Na doutrina de Ricardo Fiuza, o depósito voluntário não exige, para a sua celebração, forma especial ou, mais especificamente, solenização contratual. Entretanto, em matéria de prova, a lei reclama que haja apoio em instrumento escrito.

Silvio rodrigues muito contribuiu para o esclarecimento da questão ao afirmar o seguinte: “Acho que a ideia do legislador, ao reclamar prova por escrito do depósito voluntário, foi apenas a de impedir a prova exclusivamente testemunhal, capaz de conduzir às maiores iniquidades. Assim, embora o depósito se aperfeiçoe independentemente de qualquer documento, mister se faz, para provar-se, um começo de prova escrita. Nesse sentido tem reiteradamente decidido a jurisprudência brasileira (cf. Dimas R. Almeida, Repertório de Jurisprudência, julgados n. 1.112, 1.113 e 1.114)” (Direito civil, 27. ed., São Paulo, Saraiva, 2000, v. 3 – Dos contratos e das declarações unilaterais da vontade, p. 260). (Direito Civil - doutrina, Ricardo Fiuza – p. 345 apud Maria Helena Diniz Código Civil Comentado já impresso pdf 16ª ed., São Paulo, Saraiva, 2.012, pdf, Microsoft Word. Acesso em 04/12/2019, corrigido e aplicadas as devidas atualizações VD).

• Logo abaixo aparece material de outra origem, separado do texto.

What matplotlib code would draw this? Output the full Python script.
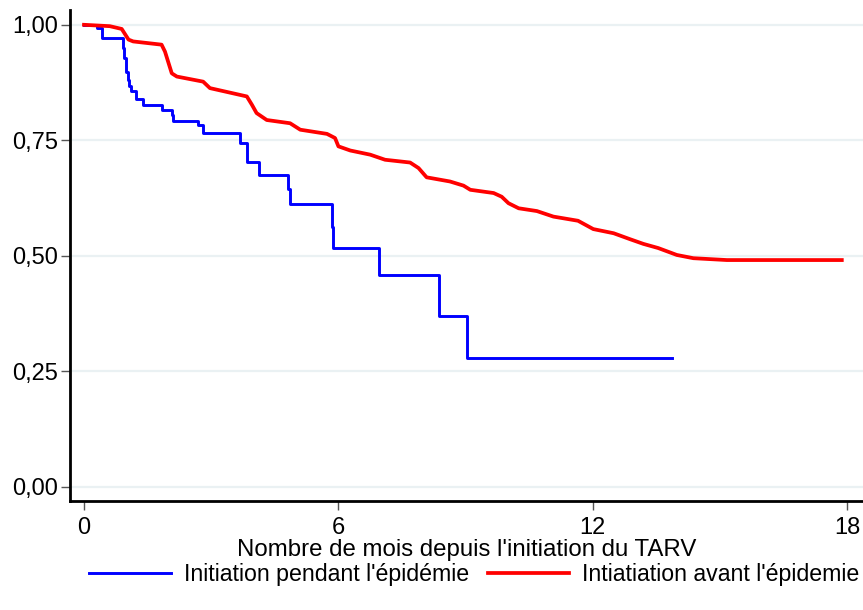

Sob o prisma de Marco Túlio de Carvalho Rocha, o depósito voluntário é contrato real (CC 627) e somente pode ser provado por escrito, que pode consistir em documento simples: “Aliás, os cartões entregues ao depositante, como é de uso, constituem prova bastante, desde que permitam a perfeita identificação do objeto depositado” (Agostinho Alvim. Direito das obrigações: exposição de motivos. Revista do Instituto dos Advogados Brasileiros, 1972, n. 24, p. 70). Deve ser levado a registro para valer contra terceiros (Lei n. 6.015, art. 129, 2º) (Marco Túlio de Carvalho Rocha apud Direito.com acesso em 04.12.2019, corrigido e aplicadas as devidas atualizações VD).